You speak like a Torah.
You speak Hebrew in Israel like you’d speak Shakespearean English in Compton.
You completely overcomplicate things. If we’re doing some stupid exercise in Hebrew where we’re filling in the blank, you need to spend five hours on each question and try to come up with the most complicated or interesting sentence that was ever uttered in Hebrew. It’s never okay to just spend a minute, pick a word and then say, “Next!”
You think everything warrants a 10 hour discussion. Everything needs to be picked apart and dissected like The Talmud. Nothing is too simple to be subjected to your analysis.
You refuse to accept something as an answer. If a girl tells you the correct answer to a Hebrew question during class, and even the teacher—a native Israeli Hebrew speaker--confirms to your face that it’s correct, your response is simply a cold, “Maybe.”

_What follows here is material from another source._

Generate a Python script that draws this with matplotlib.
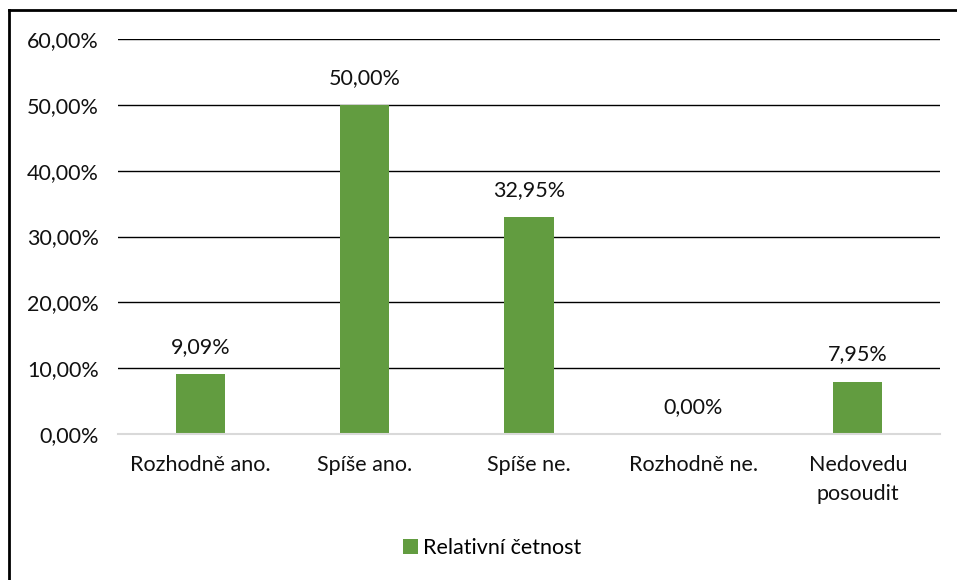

NO, you fucktard, it’s not “maybe!”
What’s so frustrating is that I noticed whenever a GUY suggested an answer, he was much more willing to accept it, but whenever me, some girl, suggested an answer, it was either “NO.” or “Maybe…” if he knew I was right.
Oh my goodness though, I almost killed this guy. Whenever he refused to accept my answers as correct, I wanted to slap him. Whenever he wanted to spew out an analytical essay on some bullshit, I wanted to grab him and shake him like a baby.
It’s going to be a long five months…
How the hell do religious Jewish women tolerate their husbands? I can barely tolerate religious guys for a couple hours during class, I can’t imagine what it would be like to have to actually LIVE with one of this asstards every day for the rest of my life. I mean, I can’t think of an easier way to completely lose faith in G-d than having to live with a former yeshiva boy.
Speaking of the religious, there are two things I’ve always wanted to do in Mea Shearim (an ultra-orthodox area in Jerusalem) :
1) Run through the streets completely naked.
2) Stroll through the streets singing Christian pop music (“Awesome G-d,” anybody?) and carrying Christian religious symbols
I’m 100% Jewish, and I am 100% NOT an atheist, but holy fuck do I dislike a large portion of religious people.